(The Sentinel) — A report from the Department of Justice found pervasive evidence of discrimination in Wichita Public Schools against students based on race and disability.
KSNW-TV reports that DOJ investigated all 87 schools in the district as well as all special programs from the fall of 2020 through the spring of 2023.
The DOJ letter to the district attorney said the agency investigated the “administration of school discipline, referral of student conduct to law enforcement, and use of seclusion and restraint within Wichita Public Schools.”
DOJ found discrimination during the “relevant period” against students based on race and disability.
“In particular, we substantiated allegations that the District discriminated against Black students in its administration of school discipline and referral of student conduct to law enforcement,” the report reads. “We also found evidence that the District denied students with disabilities equal opportunity to participate in or benefit from its education program and failed to make reasonable modifications to avoid disability discrimination in its education program.”
According to DOJ, Black students are disciplined more frequently and more severely than white students who engage in similar conduct and have similar backgrounds, and the “pattern was most evident when it came to subjective and vaguely defined offenses, such as ‘disruptive conduct’ and ‘insubordination,’ and was especially stark when it came to discipline of Black girls. We also found that the District’s lack of appropriate policies, training, and monitoring likely permitted this different treatment to go unchecked.”
DOJ also found that at one Wichita high school, Black students were five times as likely as their white peers to receive a disciplinary referral and five times as likely to be suspended as a result of that referral.
At several middle and elementary schools, Black students were more than three times as likely as their white peers to be suspended.
DOJ also found that in incident reports for “insubordination” offenses across the district, Black girls were three-and-a-half times more likely than white girls to be described with stereotypical terms like “attitude” and “drama.”
“In one such incident involving a Black and white student fighting, the Black student was disciplined more severely than the white student even though the Black student was not more violent during the incident, neither student was injured, and the white student had instigated the fight by using a racial slur,” investigators wrote. “In addition, Black students in District high schools were referred to law enforcement for minor conduct even though similarly situated white students were not referred for similar conduct.

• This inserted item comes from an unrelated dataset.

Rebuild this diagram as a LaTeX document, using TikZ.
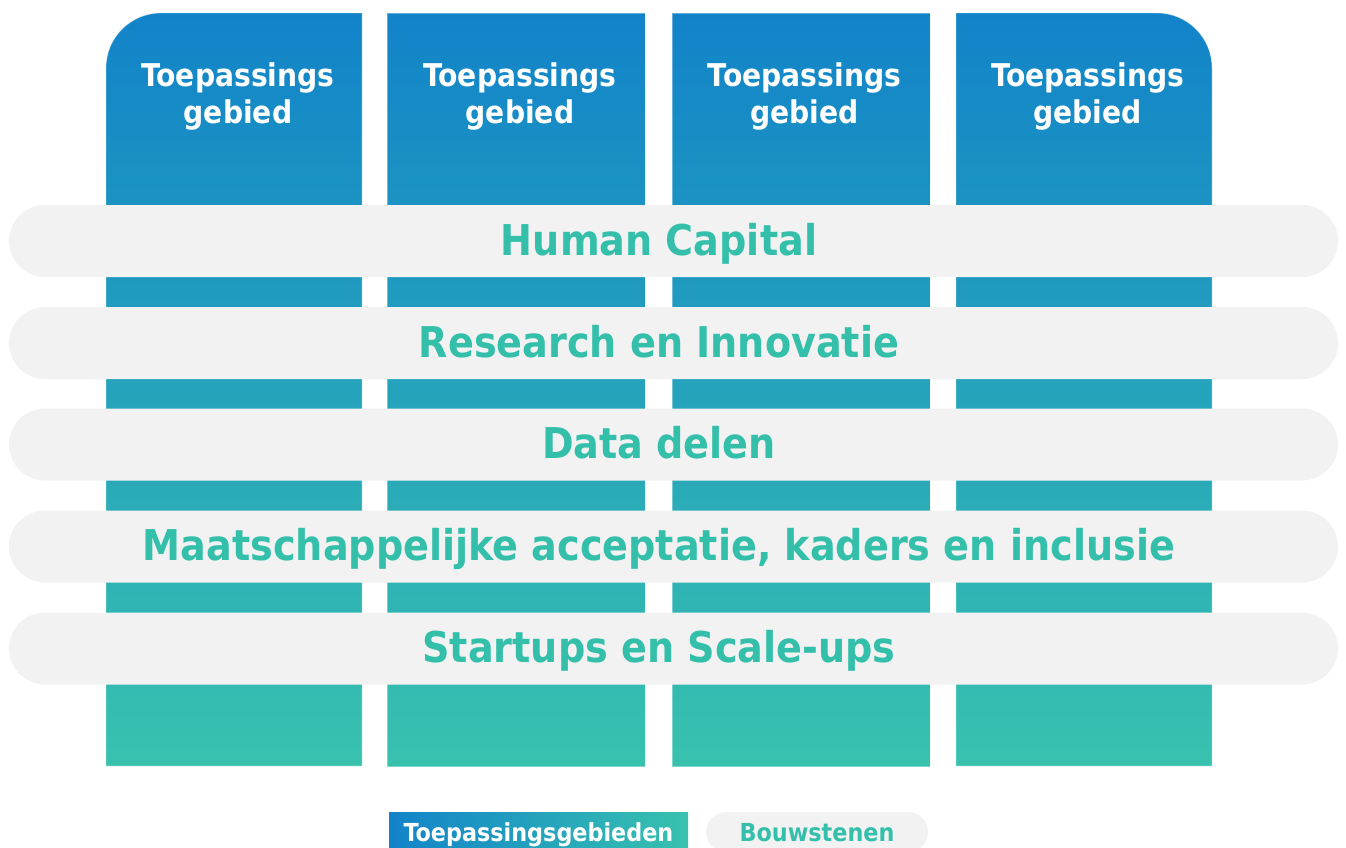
\documentclass[tikz,border=0pt]{standalone}
\usepackage{fontspec}
\setmainfont{DejaVu Sans Condensed}[BoldFont={DejaVu Sans Condensed Bold}]
\definecolor{colTop}{RGB}{18,131,201}
\definecolor{colBot}{RGB}{56,194,174}
\definecolor{barGray}{RGB}{242,242,242}
\definecolor{tealText}{RGB}{52,191,170}
\tikzset{
  colshade/.style={top color=colTop, bottom color=colBot, draw=white, draw opacity=0.35, line width=0.6pt},
  coltext/.style={text=white, font=\bfseries\fontsize{23.5pt}{27.75pt}\selectfont, align=center, inner sep=0pt, anchor=north},
  bar/.style={fill=barGray, rounded corners=27pt, minimum width=996.75pt, minimum height=54pt, inner sep=0pt},
  bartext/.style={text=tealText, font=\bfseries\fontsize{31.8pt}{36pt}\selectfont, text height=23pt, text depth=0pt, inner sep=0pt},
  legblue/.style={left color=colTop, right color=colBot, minimum width=224.25pt, minimum height=30pt, inner sep=0pt,
    text=white, font=\bfseries\fontsize{18.6pt}{22pt}\selectfont, text height=13.6pt, text depth=0pt},
  leggray/.style={fill=barGray, rounded corners=15pt, minimum width=166.5pt, minimum height=30pt, inner sep=0pt,
    text=tealText, font=\bfseries\fontsize{18.6pt}{22pt}\selectfont, text height=13.6pt, text depth=0pt}
}
\begin{document}
\begin{tikzpicture}[x=0.75pt, y=-0.75pt]
\useasboundingbox (0,0) rectangle (1346,847);
\clip (0,0) rectangle (1346,847);

% application-area columns
\shade[colshade] (106,766) -- (106,68) arc[start angle=180, end angle=90, radius=41.25pt] -- (362,13) -- (362,766) -- cycle;
\shade[colshade] (387,766) rectangle (645,13);
\shade[colshade] (672,766) rectangle (930,13);
\shade[colshade] (956,766) -- (956,13) -- (1157,13) arc[start angle=90, end angle=0, radius=41.25pt] -- (1212,766) -- cycle;

\node[coltext] (t1) at (238,62) {Toepassings\\gebied};
\node[coltext] (t2) at (520,62) {Toepassings\\gebied};
\node[coltext] (t3) at (804.5,62) {Toepassings\\gebied};
\node[coltext] (t4) at (1087.5,62) {Toepassings\\gebied};

% building-block bars
\node[bar] (b1) at (673.5,241) {};
\node[bar] (b2) at (673.5,343) {};
\node[bar] (b3) at (673.5,444.5) {};
\node[bar] (b4) at (673.5,546.5) {};
\node[bar] (b5) at (673.5,648.5) {};

\node[bartext] (l1) at (659,240) {Human Capital};
\node[bartext] (l2) at (659,342) {Research en Innovatie};
\node[bartext] (l3) at (659,443.5) {Data delen};
\node[bartext] (l4) at (659,545.5) {Maatschappelijke acceptatie, kaders en inclusie};
\node[bartext] (l5) at (659,647.5) {Startups en Scale-ups};

% legend
\node[legblue] (lg1) at (538.5,832) {Toepassingsgebieden};
\node[leggray] (lg2) at (817,832) {Bouwstenen};
\end{tikzpicture}
\end{document}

This included a Black student being referred to the police for pushing another student to the ground during a game of tag in gym class, but no such referral being made when a white student in the same grade engaged in similar conduct.”
DOJ also found discrimination in the district’s over-used physical restraint and seclusion.
“The Department’s investigation also revealed that District personnel frequently relied on restraint and seclusion when responding to the conduct of students with disabilities,” according to the report. “During the Relevant Period, the District reported conducting 1,570 restraints and 1,450 seclusions. Nearly all of these incidents — 98% — involved a student with a disability. Indeed, the only schools that had dedicated seclusion rooms were schools that housed special programs for students with emotional or behavioral disabilities.”
Moreover, the DOJ found the number of restraints was likely understated because, as we learned during the investigation, prior to the 2022-23 school year, District personnel regularly failed to report involuntary physical transports of students as restraints.
“Based on our investigation, we concluded that most of the District’s restraints and all its seclusions were improper under both District policy and generally accepted practice, which limit the use of restraint and seclusion to situations involving a ‘reasonable and immediate danger of physical harm.’
“In practice, the District used restraints and seclusions in its schools when there was no safety threat, and instead to enforce school rules, to address refusals to comply with staff directives, to prevent students from leaving a room or area, and to transport students. For example, restraints were used to remove a student after he refused to take off his hat and to move a student after he kicked over a trash can and refused to pick it up, and a student was secluded for peeling paint off a school wall.”
The district has entered into a settlement agreement to address most of the discrimination issues contained in the report.
Educational discrimination persists in Wichita and across Kansas
It’s especially discouraging to see educational discrimination in Wichita and across the state 70 years after the U.S. Supreme Court addressed discrimination in Brown v. Board of Education.
Brown outlawed having separate but equal facilities for students of color in 1954. Now, Kansas seems to have unequal educational opportunities for minorities in the same facilities.
Across Kansas, only 12% of Black students were proficient in math on the 2023 state assessment, compared to 17% for Hispanic students and 38% for white students. In Wichita, just 6% of Black students, 10% of Hispanic students, and 23% of white students are proficient in math.
The Legislature gives over $500 million annually to school districts for additional services to students who are at risk of academic failure, but state audits in 2019 and 2023 determined that the money is not being spent “as required in state law.”